By James Oliphant
WASHINGTON (Reuters) – A leading Georgia legislator has introduced a bill that would eliminate absentee ballot drop boxes, a favored and highly-used tool last November that allowed voters to safely cast ballots during the coronavirus pandemic.
Butch Miller, the No.2 Republican in Georgia’s Republican-controlled senate and a candidate for lieutenant governor in the 2022 elections, said drop boxes were a “weak link” in guarding against voter fraud, according to a statement released by his office.
Former President Donald Trump had criticized Miller, the Georgia Senate’s president pro tempore, for not doing more to pursue his false voter fraud allegations and has said he will not support Miller’s bid for lieutenant governor.
Georgia will see two high-profile contests next year, when former Democratic gubernatorial candidate Stacey Abrams likely takes on Republican Governor Brian Kemp in rematch of their 2018 battle. Kemp must first fend off a primary challenge from David Perdue, a Trump-backed former U.S. senator who has endorsed his false election fraud claims.
Democratic U.S. Senator Raphael Warnock, the state’s first African-American senator, is up for re-election. The leading Republican candidate is Herschel Walker, a former football star at the University of Georgia and in the NFL.
The southern state became a flashpoint of baseless election conspiracy theories after President Joe Biden’s upset victory over Trump last November. Kemp and the state’s Republican secretary of state, Brad Raffensperger, have insisted no widespread fraud occurred.
Democrats narrowly won two U.S. Senate races in the state that gave them majority control of that chamber. Warnock won one of them in a special run-off for the final two years of a term after Republican Johnny Isakson resigned for health reasons.
Earlier this year, the Georgia legislature passed a voting reform measure that sharply limited the number of drop boxes, disproportionately affecting Democratic-leaning, urban counties with significant Black populations that relied on the boxes during the pandemic. The law also shortened the time for requesting an absentee ballot.

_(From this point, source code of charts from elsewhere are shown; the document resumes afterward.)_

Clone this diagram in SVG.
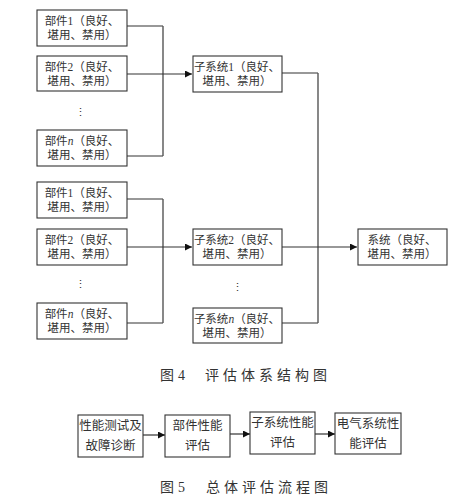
<svg xmlns="http://www.w3.org/2000/svg" width="455" height="501" viewBox="0 0 455 501">
<style>
.box{fill:#fff;stroke:#333;stroke-width:1.1}
.t{font-family:"Liberation Serif","Noto Sans CJK SC",serif;font-size:11.5px;fill:#333;text-anchor:middle}
.t2{font-family:"Liberation Serif","Noto Sans CJK SC",serif;font-size:12.5px;fill:#333;text-anchor:middle}
.cap{font-family:"Liberation Serif","Noto Sans CJK SC",serif;font-size:14px;fill:#333;letter-spacing:4px}
.ln{fill:none;stroke:#333;stroke-width:1.2}
.v{fill:none;stroke:#555;stroke-width:1.4}
.dot{font-family:"Liberation Serif","Noto Sans CJK SC",serif;font-size:11px;fill:#333;text-anchor:middle}
</style>
<defs>
<marker id="ah" viewBox="0 0 10 10" refX="10" refY="5" markerWidth="7" markerHeight="7" markerUnits="userSpaceOnUse" orient="auto">
<path d="M0,0 L10,5 L0,10 z" fill="#111"/>
</marker>
</defs>
<rect width="455" height="501" fill="#fff"/>
<g id="connectors">
<polyline class="ln" points="127,26 163,26"/>
<polyline class="ln" points="127,156 163,156"/>
<line class="v" x1="163" y1="26" x2="163" y2="156"/>
<line class="ln" x1="127" y1="74" x2="192" y2="74" marker-end="url(#ah)"/>
<polyline class="ln" points="127,199 163,199"/>
<polyline class="ln" points="127,323 163,323"/>
<line class="v" x1="163" y1="199" x2="163" y2="323"/>
<line class="ln" x1="127" y1="247" x2="192" y2="247" marker-end="url(#ah)"/>
<polyline class="ln" points="282,73 318,73"/>
<polyline class="ln" points="282,323 318,323"/>
<line class="v" x1="318" y1="73" x2="318" y2="323"/>
<line class="ln" x1="282" y1="247" x2="357" y2="247" marker-end="url(#ah)"/>
<line class="ln" x1="143" y1="435" x2="165" y2="435" marker-end="url(#ah)"/>
<line class="ln" x1="230" y1="434" x2="250" y2="434" marker-end="url(#ah)"/>
<line class="ln" x1="315" y1="434" x2="335" y2="434" marker-end="url(#ah)"/>
</g>
<g id="part1a"><rect class="box" x="37" y="10" width="90" height="36"/><text class="t" x="82" y="25">部件1（良好、</text><text class="t" x="82" y="39">堪用、禁用）</text></g>
<g id="part2a"><rect class="box" x="37" y="56" width="90" height="35"/><text class="t" x="82" y="71">部件2（良好、</text><text class="t" x="82" y="85">堪用、禁用）</text></g>
<text class="dot" x="80" y="116">⋮</text>
<g id="partna"><rect class="box" x="37" y="130" width="90" height="36"/><text class="t" x="82" y="145">部件<tspan font-style="italic">n</tspan>（良好、</text><text class="t" x="82" y="159">堪用、禁用）</text></g>
<g id="part1b"><rect class="box" x="37" y="182" width="90" height="36"/><text class="t" x="82" y="197">部件1（良好、</text><text class="t" x="82" y="211">堪用、禁用）</text></g>
<g id="part2b"><rect class="box" x="37" y="229" width="90" height="36"/><text class="t" x="82" y="244">部件2（良好、</text><text class="t" x="82" y="258">堪用、禁用）</text></g>
<text class="dot" x="80" y="288">⋮</text>
<g id="partnb"><rect class="box" x="37" y="303" width="90" height="36"/><text class="t" x="82" y="318">部件<tspan font-style="italic">n</tspan>（良好、</text><text class="t" x="82" y="332">堪用、禁用）</text></g>
<g id="sub1"><rect class="box" x="193" y="56" width="89" height="36"/><text class="t" x="237" y="71">子系统1（良好、</text><text class="t" x="237" y="85">堪用、禁用）</text></g>
<g id="sub2"><rect class="box" x="193" y="229" width="89" height="36"/><text class="t" x="237" y="244">子系统2（良好、</text><text class="t" x="237" y="258">堪用、禁用）</text></g>
<text class="dot" x="237" y="291">⋮</text>
<g id="subn"><rect class="box" x="193" y="308" width="89" height="35"/><text class="t" x="237" y="323">子系统<tspan font-style="italic">n</tspan>（良好、</text><text class="t" x="237" y="337">堪用、禁用）</text></g>
<g id="system"><rect class="box" x="358" y="229" width="89" height="36"/><text class="t" x="402" y="244">系统（良好、</text><text class="t" x="402" y="258">堪用、禁用）</text></g>
<g id="cap4"><text class="cap" x="160" y="380">图4</text><text class="cap" x="205" y="380">评估体系结构图</text></g>
<g id="f1"><rect class="box" x="78" y="415" width="65" height="42"/><text class="t2" x="110.5" y="430">性能测试及</text><text class="t2" x="110.5" y="450">故障诊断</text></g>
<g id="f2"><rect class="box" x="165" y="415" width="65" height="42"/><text class="t2" x="197.5" y="430">部件性能</text><text class="t2" x="197.5" y="450">评估</text></g>
<g id="f3"><rect class="box" x="250" y="412" width="65" height="42"/><text class="t2" x="282.5" y="427">子系统性能</text><text class="t2" x="282.5" y="447">评估</text></g>
<g id="f4"><rect class="box" x="335" y="413" width="66" height="41"/><text class="t2" x="368" y="428">电气系统性</text><text class="t2" x="368" y="448">能评估</text></g>
<g id="cap5"><text class="cap" x="160" y="492">图5</text><text class="cap" x="206" y="492">总体评估流程图</text></g>
</svg>
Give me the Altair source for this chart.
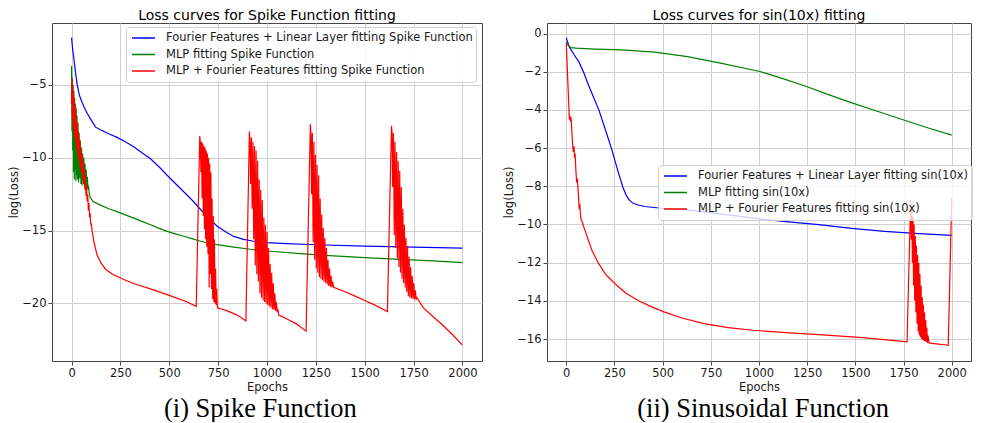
import altair as alt
import pandas as pd

# ---------------- data (epoch, log(loss)) ----------------
EPOCH_TICKS = [0, 250, 500, 750, 1000, 1250, 1500, 1750, 2000]
SPIKE_Y_TICKS = [-5, -10, -15, -20]
SIN_Y_TICKS = [0, -2, -4, -6, -8, -10, -12, -14, -16]

SPIKE_NAMES = [
    "Fourier Features + Linear Layer fitting Spike Function",
    "MLP fitting Spike Function",
    "MLP + Fourier Features fitting Spike Function",
]
SIN_NAMES = [
    "Fourier Features + Linear Layer fitting sin(10x)",
    "MLP fitting sin(10x)",
    "MLP + Fourier Features fitting sin(10x)",
]
COLORS = ["#0000ff", "#008000", "#ff0000"]

spike_ff_linear = [
    (0, -1.75), (6, -2.6), (12, -3.2), (20, -4.1), (29, -5.0), (40, -5.7), (51, -6.1),
    (65, -6.55), (80, -6.95), (100, -7.4), (123, -7.9), (150, -8.1), (190, -8.35),
    (233, -8.6), (275, -8.9), (318, -9.25), (360, -9.65), (404, -10.07), (450, -10.65),
    (489, -11.2), (530, -11.75), (574, -12.33), (620, -12.95), (660, -13.55), (700, -14.1),
    (745, -14.7), (790, -15.1), (830, -15.4), (880, -15.6), (932, -15.73), (1000, -15.83),
    (1100, -15.9), (1250, -15.97), (1500, -16.06), (1750, -16.13), (2000, -16.2),
]

spike_mlp = [
    (0, -3.7), (2, -8.2), (4, -4.5), (6, -9.5), (8, -5.0), (10, -11.0), (12, -5.4), (14, -11.5),
    (16, -5.9), (18, -10.8), (20, -6.3), (22, -11.6), (24, -6.6), (26, -11.2), (28, -7.1),
    (30, -11.5), (33, -7.6), (36, -11.7), (39, -8.3), (42, -11.4), (45, -8.8), (48, -11.8),
    (51, -9.3), (54, -11.9), (57, -9.7), (60, -11.6), (63, -10.0), (66, -12.0), (69, -10.4),
    (72, -11.9), (75, -10.8), (78, -12.1), (81, -11.3), (84, -12.2), (87, -11.9), (90, -12.4),
    (95, -12.7), (110, -13.0), (148, -13.25), (190, -13.5), (233, -13.7), (275, -13.92),
    (318, -14.14), (360, -14.37), (404, -14.6), (445, -14.83), (489, -15.05), (530, -15.22),
    (574, -15.39), (620, -15.57), (660, -15.73), (700, -15.85), (745, -15.96), (830, -16.13),
    (915, -16.28), (1000, -16.4), (1170, -16.58), (1340, -16.74), (1500, -16.86),
    (1682, -16.97), (1850, -17.08), (2000, -17.2),
]

spike_mlp_ff = [
    (0, -6.3), (2, -4.5), (4, -7.2), (6, -5.0), (8, -7.8), (10, -5.6), (12, -8.2), (14, -6.0),
    (16, -8.6), (18, -6.5), (20, -8.9), (23, -7.1), (26, -9.4), (29, -7.6), (32, -9.8),
    (35, -8.2), (38, -10.2), (41, -8.8), (44, -10.6), (47, -9.3), (50, -11.0), (53, -9.8),
    (56, -11.4), (59, -10.3), (62, -11.8), (65, -10.8), (68, -12.2), (71, -11.3), (74, -12.6),
    (77, -11.9), (80, -13.0), (83, -12.5), (86, -13.6), (89, -13.1), (92, -14.1), (95, -13.8),
    (98, -14.6), (101, -14.5), (105, -15.0), (115, -15.8), (131, -16.7), (150, -17.2),
    (174, -17.65), (210, -18.0), (259, -18.3), (320, -18.65), (404, -19.0), (500, -19.45),
    (583, -19.85), (638, -20.2),
    # spike 1
    (656, -8.5), (659, -9.0), (662, -11.0), (665, -8.9), (668, -12.8), (671, -9.0), (674, -14.0),
    (677, -9.2), (680, -14.9), (683, -9.3), (686, -15.6), (689, -9.5), (692, -16.1), (695, -9.7),
    (698, -16.6), (701, -10.0), (704, -18.9), (707, -10.4), (710, -18.0), (713, -11.0),
    (716, -19.0), (719, -12.8), (722, -19.7), (725, -14.0), (728, -19.9), (731, -15.6),
    (734, -20.0), (737, -17.6), (740, -20.1), (743, -19.0), (746, -20.3),
    (760, -20.35), (800, -20.53), (830, -20.7), (860, -20.9), (892, -21.2),
    # spike 2
    (910, -8.2), (913, -9.0), (916, -11.8), (920, -8.6), (924, -13.5), (928, -8.9), (932, -15.6),
    (936, -9.2), (940, -17.4), (944, -9.5), (948, -18.0), (952, -10.2), (956, -18.5),
    (960, -11.5), (964, -19.3), (968, -12.2), (972, -19.6), (976, -12.9), (980, -19.8),
    (984, -14.1), (988, -19.9), (992, -14.6), (996, -20.0), (1000, -15.1), (1004, -20.1),
    (1008, -16.2), (1012, -20.2), (1016, -17.3), (1020, -20.3), (1024, -17.9), (1028, -20.4),
    (1032, -18.6), (1036, -20.45), (1040, -19.3), (1044, -20.5), (1048, -19.9), (1052, -20.6),
    (1056, -20.4), (1060, -20.8), (1100, -21.05), (1150, -21.4), (1200, -21.9),
    # spike 3
    (1222, -7.7), (1225, -8.4), (1228, -12.5), (1232, -8.3), (1236, -15.8), (1240, -8.9),
    (1244, -17.0), (1248, -9.8), (1252, -17.6), (1256, -10.5), (1260, -17.9), (1264, -11.2),
    (1268, -18.2), (1272, -12.8), (1276, -18.3), (1280, -13.9), (1284, -18.4), (1288, -14.8),
    (1292, -18.5), (1296, -15.5), (1300, -18.6), (1304, -16.2), (1308, -18.7), (1312, -17.0),
    (1316, -18.8), (1320, -17.6), (1324, -18.85), (1328, -18.1), (1332, -18.9), (1336, -18.5),
    (1341, -18.9), (1400, -19.2), (1450, -19.5), (1500, -19.8), (1550, -20.1), (1616, -20.55),
    # spike 4
    (1637, -7.8), (1640, -8.4), (1643, -12.0), (1647, -8.3), (1651, -15.3), (1655, -8.9),
    (1659, -16.2), (1663, -9.6), (1667, -16.9), (1671, -10.2), (1675, -17.5), (1679, -10.9),
    (1683, -17.9), (1687, -12.0), (1691, -18.3), (1695, -13.5), (1699, -18.6), (1703, -14.6),
    (1707, -18.9), (1711, -15.5), (1715, -19.2), (1719, -16.1), (1723, -19.5), (1727, -16.8),
    (1731, -19.6), (1735, -17.5), (1739, -19.65), (1743, -18.1), (1747, -19.7), (1751, -18.6),
    (1755, -19.7), (1759, -19.1), (1763, -19.7), (1767, -19.6),
    (1800, -20.3), (1852, -20.93), (1900, -21.5), (1950, -22.15), (2000, -22.86),
]

sin_ff_linear = [
    (0, -0.22), (15, -0.69), (40, -1.1), (66, -1.5), (89, -2.0), (115, -2.7), (140, -3.3),
    (169, -4.0), (200, -4.95), (234, -6.0), (262, -7.0), (292, -8.0), (310, -8.45),
    (325, -8.7), (345, -8.88), (373, -8.98), (407, -9.06), (492, -9.15), (629, -9.24),
    (800, -9.45), (970, -9.67), (1140, -9.85), (1309, -10.01), (1480, -10.2), (1652, -10.36),
    (1830, -10.48), (2000, -10.57),
]

sin_mlp = [
    (0, -0.45), (10, -0.62), (25, -0.74), (50, -0.77), (150, -0.82), (288, -0.86),
    (459, -0.98), (629, -1.21), (800, -1.55), (1005, -1.99), (1120, -2.35), (1243, -2.76),
    (1360, -3.2), (1482, -3.63), (1610, -4.06), (1739, -4.49), (1870, -4.92), (2000, -5.32),
]

sin_mlp_ff = [
    (0, -0.5), (6, -2.0), (12, -3.5), (16, -4.5), (19, -4.3), (22, -4.6), (25, -4.4),
    (28, -5.0), (33, -5.8), (37, -6.2), (40, -5.9), (43, -6.5), (46, -6.3), (50, -7.2),
    (54, -7.8), (57, -7.6), (60, -8.0), (64, -8.6), (67, -9.2), (70, -8.9), (73, -9.4),
    (76, -9.7), (80, -9.8), (90, -10.1), (100, -10.4), (117, -10.9), (135, -11.4),
    (165, -12.0), (203, -12.6), (254, -13.12), (310, -13.6), (373, -13.98), (440, -14.3),
    (510, -14.59), (600, -14.9), (715, -15.19), (840, -15.4), (970, -15.54), (1140, -15.66),
    (1311, -15.77), (1540, -15.93), (1768, -16.15),
    (1787, -8.7), (1790, -10.8), (1793, -9.3), (1796, -12.0), (1799, -9.6), (1802, -13.2),
    (1805, -10.0), (1808, -14.0), (1811, -10.6), (1814, -14.6), (1817, -11.1), (1820, -15.2),
    (1823, -11.6), (1826, -15.6), (1829, -12.0), (1832, -15.8), (1835, -12.6), (1838, -15.9),
    (1841, -13.2), (1844, -16.0), (1847, -13.8), (1850, -16.05), (1853, -14.2), (1856, -16.1),
    (1859, -14.6), (1862, -16.1), (1865, -15.0), (1868, -16.15), (1871, -15.4), (1874, -16.2),
    (1877, -15.8), (1882, -16.2), (1920, -16.25), (1960, -16.3), (1982, -16.33), (2000, -8.6),
]

# ---------------- chart ----------------
FONT = "DejaVu Sans"
TXT = "#1a1a1a"


def panel(series, names, title, ydom, yticks, lx, ly, width, height):
    scale = alt.Scale(domain=names, range=COLORS)
    layers = []
    for pts, name in zip(series, names):
        df = pd.DataFrame(pts, columns=["epoch", "loss"])
        df["series"] = name
        layers.append(
            alt.Chart(df)
            .mark_line(strokeWidth=1.2)
            .encode(
                x=alt.X("epoch:Q", title="Epochs",
                        scale=alt.Scale(domain=[-100, 2100], nice=False, zero=False),
                        axis=alt.Axis(values=EPOCH_TICKS, format="d")),
                y=alt.Y("loss:Q", title="log(Loss)",
                        scale=alt.Scale(domain=ydom, nice=False, zero=False),
                        axis=alt.Axis(values=yticks, format="d")),
                color=alt.Color(
                    "series:N", scale=scale,
                    legend=alt.Legend(
                        title=None, orient="none", legendX=lx, legendY=ly,
                        symbolType="stroke", symbolSize=529, symbolStrokeWidth=1.5,
                        symbolOffset=2,
                        labelFont=FONT, labelFontSize=11.5, labelColor=TXT,
                        labelLimit=500, labelOffset=10,
                        fillColor="rgba(255,255,255,0.8)", strokeColor="#d0d0d0",
                        cornerRadius=3, padding=3, clipHeight=16, rowPadding=0.5,
                    ),
                ),
            )
        )
    return alt.layer(*layers).properties(
        width=width, height=height,
        title=alt.Title(title, font=FONT, fontSize=14, fontWeight="normal",
                        color="black", anchor="middle", offset=0),
    )


left = panel([spike_ff_linear, spike_mlp, spike_mlp_ff], SPIKE_NAMES,
             "Loss curves for Spike Function fitting", [-23.95, -0.75],
             SPIKE_Y_TICKS, 74, 4, 430, 338)
right = panel([sin_ff_linear, sin_mlp, sin_mlp_ff], SIN_NAMES,
              "Loss curves for sin(10x) fitting", [-17.15, 0.55],
              SIN_Y_TICKS, 111, 142, 424, 338)


def captioned(ch, text, dx):
    return alt.vconcat(
        ch,
        title=alt.Title(text, orient="bottom", font="Liberation Serif", fontSize=26.5,
                        fontWeight="normal", color="black", anchor="middle", offset=2,
                        dx=dx),
    ).resolve_scale(color="independent").resolve_legend(color="independent")


chart = (
    alt.hconcat(captioned(left, "(i) Spike Function", 15),
                captioned(right, "(ii) Sinusoidal Function", 25), spacing=20)
    .resolve_scale(color="independent")
    .resolve_legend(color="independent")
    .properties(padding=0, background="white")
    .configure_view(stroke="#444444", strokeWidth=1)
    .configure_axis(
        labelFont=FONT, labelFontSize=11.5, labelColor=TXT,
        titleFont=FONT, titleFontSize=11.5, titleFontWeight="normal", titleColor=TXT,
        gridColor="#d0d0d0", gridWidth=1, domain=False,
        tickColor="#444444", tickSize=4, labelPadding=2,
    )
    .configure_axisX(titlePadding=3)
    .configure_axisY(titlePadding=2)
)

chart.save("out.html", embed_options={"renderer": "svg", "actions": False})
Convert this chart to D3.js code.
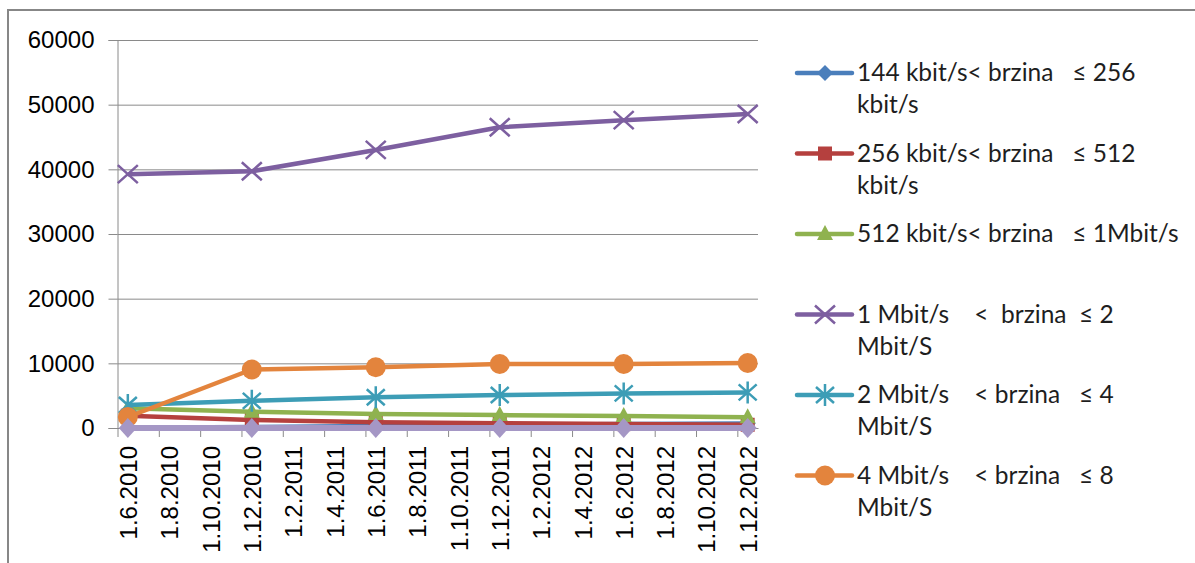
<!DOCTYPE html>
<meta charset="utf-8">
<script src="https://d3js.org/d3.v7.min.js"></script>
<style>
  body { margin: 0; background: #fff; }
  svg { display: block; }
</style>
<div id="chart"></div>
<script>

// data
const dates = ["1.6.2010", "1.12.2010", "1.6.2011", "1.12.2011", "1.6.2012", "1.12.2012"];
const tickLabels = ["1.6.2010", "1.8.2010", "1.10.2010", "1.12.2010", "1.2.2011", "1.4.2011",
  "1.6.2011", "1.8.2011", "1.10.2011", "1.12.2011", "1.2.2012", "1.4.2012",
  "1.6.2012", "1.8.2012", "1.10.2012", "1.12.2012"];
const yTicks = [0, 10000, 20000, 30000, 40000, 50000, 60000];

const s144 = [50, 150, 300, 450, 600, 700];
const s256 = [1900, 1250, 900, 750, 600, 500];
const s512 = [3050, 2500, 2150, 2000, 1850, 1650];
const s1M = [39250, 39700, 43000, 46500, 47600, 48550];
const s2M = [3550, 4200, 4750, 5100, 5350, 5500];
const s4M = [1700, 9050, 9400, 9900, 9900, 10050];
const sExtra = [0, 0, 0, 0, 0, 0];

const legendLabels = [
  ["144 kbit/s< brzina   \u2264 256", "kbit/s"],
  ["256 kbit/s< brzina   \u2264 512", "kbit/s"],
  ["512 kbit/s< brzina   \u2264 1Mbit/s"],
  ["1 Mbit/s    <  brzina  \u2264 2", "Mbit/S"],
  ["2 Mbit/s    < brzina   \u2264 4", "Mbit/S"],
  ["4 Mbit/s    < brzina   \u2264 8", "Mbit/S"]
];

const series = [
  {values: s144, color: "#4a7ebb", marker: "diamond", legend: 0},
  {values: s256, color: "#b5403e", marker: "square", legend: 1},
  {values: s512, color: "#8fb24f", marker: "triangle", legend: 2},
  {values: s1M, color: "#7d5fa0", marker: "x", legend: 3},
  {values: s2M, color: "#3d9db6", marker: "star", legend: 4},
  {values: s4M, color: "#e3843d", marker: "circle", legend: 5},
  {values: sExtra, color: "#a597c5", marker: "diamondBig", legend: -1}
];

const W = 1195, H = 563;
const svg = d3.select("#chart").append("svg")
  .attr("width", W).attr("height", H);

// outer chart border
svg.append("path")
  .attr("d", "M8,563 L8,10 L1195,10")
  .attr("fill", "none")
  .attr("stroke", "#878787")
  .attr("stroke-width", 2);

// month index since June 2010
function monthIndex(s) {
  const p = s.split(".");
  return (+p[2] - 2010) * 12 + (+p[1] - 6);
}

const x = d3.scaleLinear().domain([-0.5, 30.5]).range([117.5, 758]);
const y = d3.scaleLinear().domain([0, 60000]).range([428, 40]);

// gridlines
svg.append("g")
  .selectAll("line")
  .data(yTicks.filter(d => d > 0))
  .join("line")
    .attr("x1", x(-0.5)).attr("x2", x(30.5))
    .attr("y1", d => y(d) + 0.5).attr("y2", d => y(d) + 0.5)
    .attr("stroke", "#8a8a8a").attr("stroke-width", 1);

// Y axis
const yAxis = svg.append("g")
  .attr("transform", `translate(${x(-0.5)},0)`)
  .call(d3.axisLeft(y).tickValues(yTicks).tickSize(9).tickPadding(14).tickFormat(d3.format("d")));
yAxis.select(".domain").attr("stroke", "#8a8a8a");
yAxis.selectAll(".tick line").attr("stroke", "#8a8a8a");
yAxis.selectAll("text")
  .style("font-family", "'Liberation Sans', Arial, sans-serif")
  .style("font-size", "24px")
  .attr("fill", "#000");

// X axis: ticks between months, labels centred on months
const tickPos = d3.range(tickLabels.length).map(i => i * 2 - 0.5);
const xAxis = svg.append("g")
  .attr("transform", `translate(0,${y(0)})`)
  .call(d3.axisBottom(x).tickValues(tickPos).tickSize(9).tickFormat("").tickSizeOuter(0));
xAxis.select(".domain").attr("stroke", "#8a8a8a");
xAxis.selectAll(".tick line").attr("stroke", "#8a8a8a");

const labelPos = tickLabels.map(monthIndex);
const xLabels = svg.append("g")
  .attr("transform", `translate(0,${y(0)})`)
  .call(d3.axisBottom(x).tickValues(labelPos).tickSize(0)
    .tickFormat((d, i) => tickLabels[i]));
xLabels.select(".domain").remove();
xLabels.selectAll("text")
  .attr("transform", "rotate(-90)")
  .attr("text-anchor", "end")
  .attr("x", -18)
  .attr("y", 0)
  .attr("dy", "0.36em")
  .style("font-family", "'Liberation Sans', Arial, sans-serif")
  .style("font-size", "24px")
  .attr("fill", "#000");

// marker drawing
function drawMarker(g, type, color) {
  if (type === "diamond") {
    g.append("path").attr("d", "M0,-8 L8,0 L0,8 L-8,0Z").attr("fill", color);
  } else if (type === "diamondBig") {
    g.append("path").attr("d", "M0,-10 L9,0 L0,10 L-9,0Z").attr("fill", color);
  } else if (type === "square") {
    g.append("rect").attr("x", -7).attr("y", -7).attr("width", 14).attr("height", 14).attr("fill", color);
  } else if (type === "triangle") {
    g.append("path").attr("d", "M0,-9 L8,6 L-8,6Z").attr("fill", color);
  } else if (type === "circle") {
    g.append("circle").attr("r", 10).attr("fill", color);
  } else if (type === "x") {
    g.append("path").attr("d", "M-10,-9 L10,9 M-10,9 L10,-9")
      .attr("stroke", color).attr("stroke-width", 2.5).attr("fill", "none");
  } else if (type === "star") {
    g.append("path").attr("d", "M-9,-8 L9,8 M-9,8 L9,-8 M0,-11 L0,11")
      .attr("stroke", color).attr("stroke-width", 2.5).attr("fill", "none");
  }
}

const line = d3.line()
  .x((d, i) => x(monthIndex(dates[i])))
  .y(d => y(d));

series.forEach(s => {
  const g = svg.append("g");
  g.append("path")
    .datum(s.values)
    .attr("d", line)
    .attr("fill", "none")
    .attr("stroke", s.color)
    .attr("stroke-width", s.marker === "diamondBig" ? 6 : 4.5)
    .attr("stroke-linejoin", "round");
  s.values.forEach((v, i) => {
    const m = g.append("g")
      .attr("transform", `translate(${x(monthIndex(dates[i]))},${y(v)})`);
    drawMarker(m, s.marker, s.color);
  });
});

// legend
const legend = svg.append("g").attr("transform", "translate(797,73)");
series.filter(s => s.legend >= 0).forEach(s => {
  const g = legend.append("g").attr("transform", `translate(0,${s.legend * 80.5})`);
  g.append("line")
    .attr("x1", 0).attr("x2", 55)
    .attr("stroke", s.color).attr("stroke-width", 4.5)
    .attr("stroke-linecap", "round");
  const m = g.append("g").attr("transform", "translate(28,0)");
  drawMarker(m, s.marker, s.color);
  g.append("text")
    .attr("x", 60)
    .attr("y", 8)
    .style("font-family", "Lato, 'Open Sans', sans-serif")
    .style("font-size", "24.5px")
    .style("white-space", "pre")
    .attr("fill", "#1e1e1e")
    .selectAll("tspan")
    .data(legendLabels[s.legend])
    .join("tspan")
      .attr("x", 60)
      .attr("dy", (d, i) => i === 0 ? 0 : 32)
      .text(d => d);
});

</script>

The U.S. Justice Department sued the state in June, alleging that several provisions in the bill were adopted with the purpose of suppressing the right to vote on account of race.
In addition, the general assembly passed a series of county-specific bills that handed greater control of local election boards to Republican county commissions, pushing out some outspoken Black advocates in the process.